Cordarrelle Patterson stands waiting in the back of the end zone, the heels of his feet hugging the white paint behind him. It’s Week 8 of the 2013 season, and the rookie is already the league’s most dangerous kick returner, averaging 36.5 yards-per-return to start his career.
Opposing teams have quickly learned to kick the ball away from Patterson, but the Packers’ Tim Masthay boots the ball deep, a mistake that will forever live in the Pro Football Hall of Fame. Leaning back, Patterson fields the kick and idles over the goal line, reading his blocking and charting a path through the scrum ahead.
He quickly finds a crease and explodes, following Toby Gerhart up the alley with one hard cut. The burst that made Patterson so exciting his rookie year allows him to run upfield untouched, save for a diving attempt from Packers corner Micah Hyde. With one more plant step and juke, Patterson makes three Packers miss before hitting his fourth gear en route to the end zone.
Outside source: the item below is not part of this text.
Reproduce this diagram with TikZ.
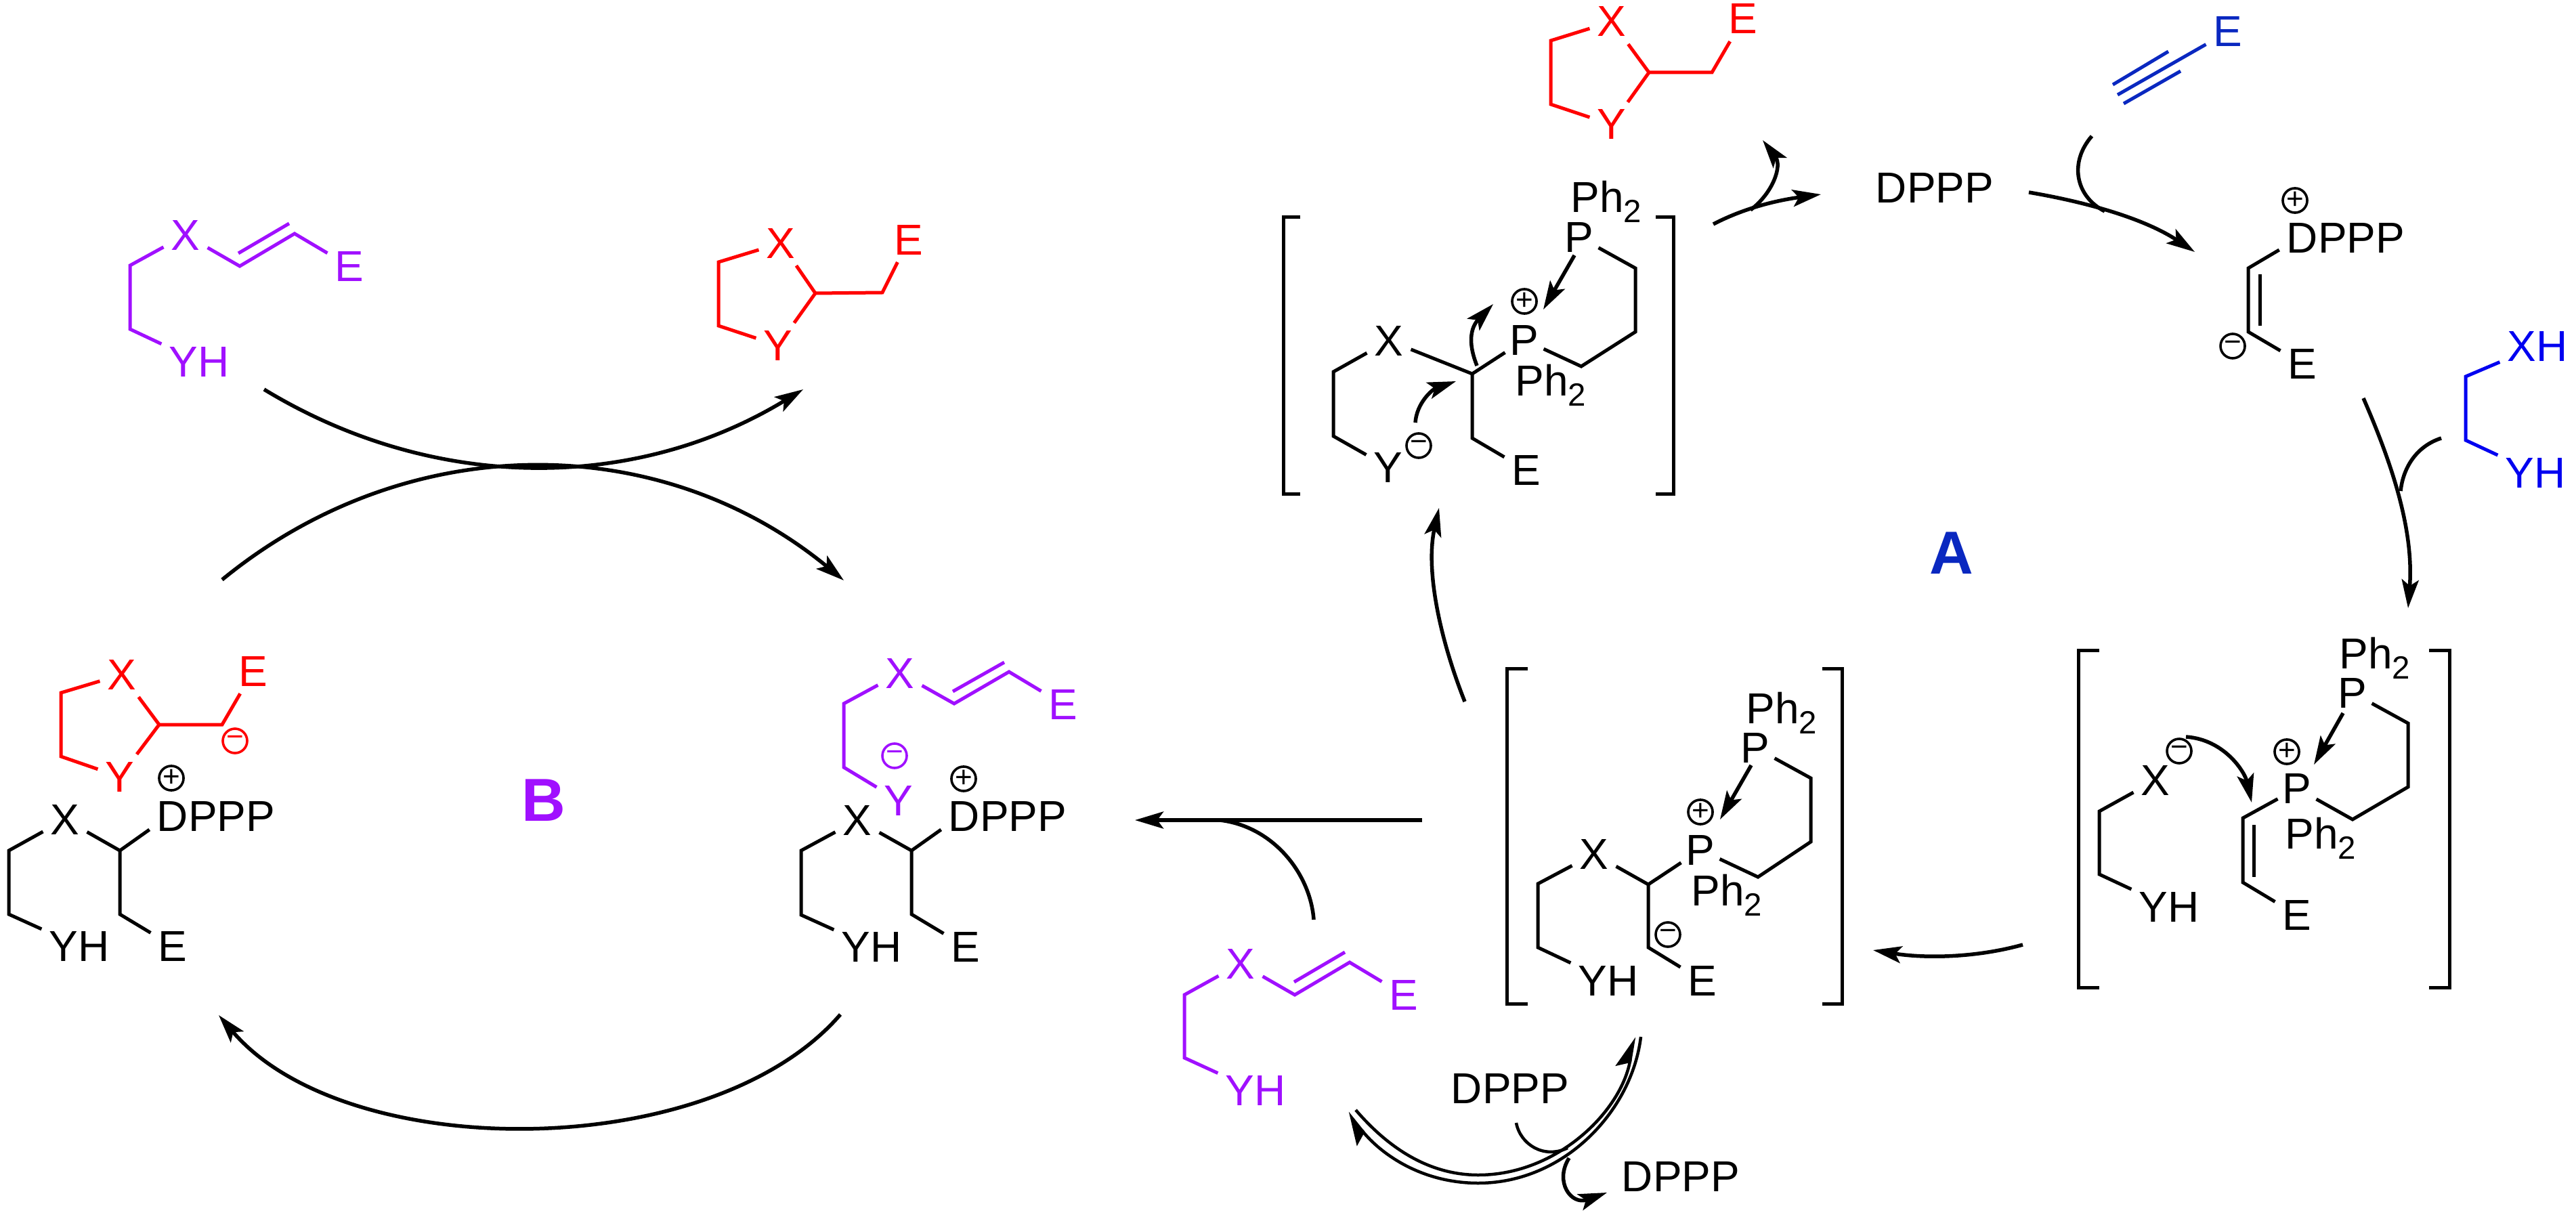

The play above stands as the longest kick return in NFL history, a 109-yard example of exceptional athleticism and near-perfect blocking. It highlights everything that made Patterson such a threat in the return game his rookie year — speed, vision, a commitment to play design, and aggressiveness.
So what happened? Since making the Packers coverage team look silly, Patterson hasn’t sniffed the end zone on special teams. His yards-per-return have dipped dramatically — from 32.40 in 2013 to 25.62 in 2014 — and he appears more timid, even conservative, with the ball in his hands. Sure, Patterson is responsible for some of regression, but Mike Priefer’s unit must also improve if the Vikings are to return to form in 2015.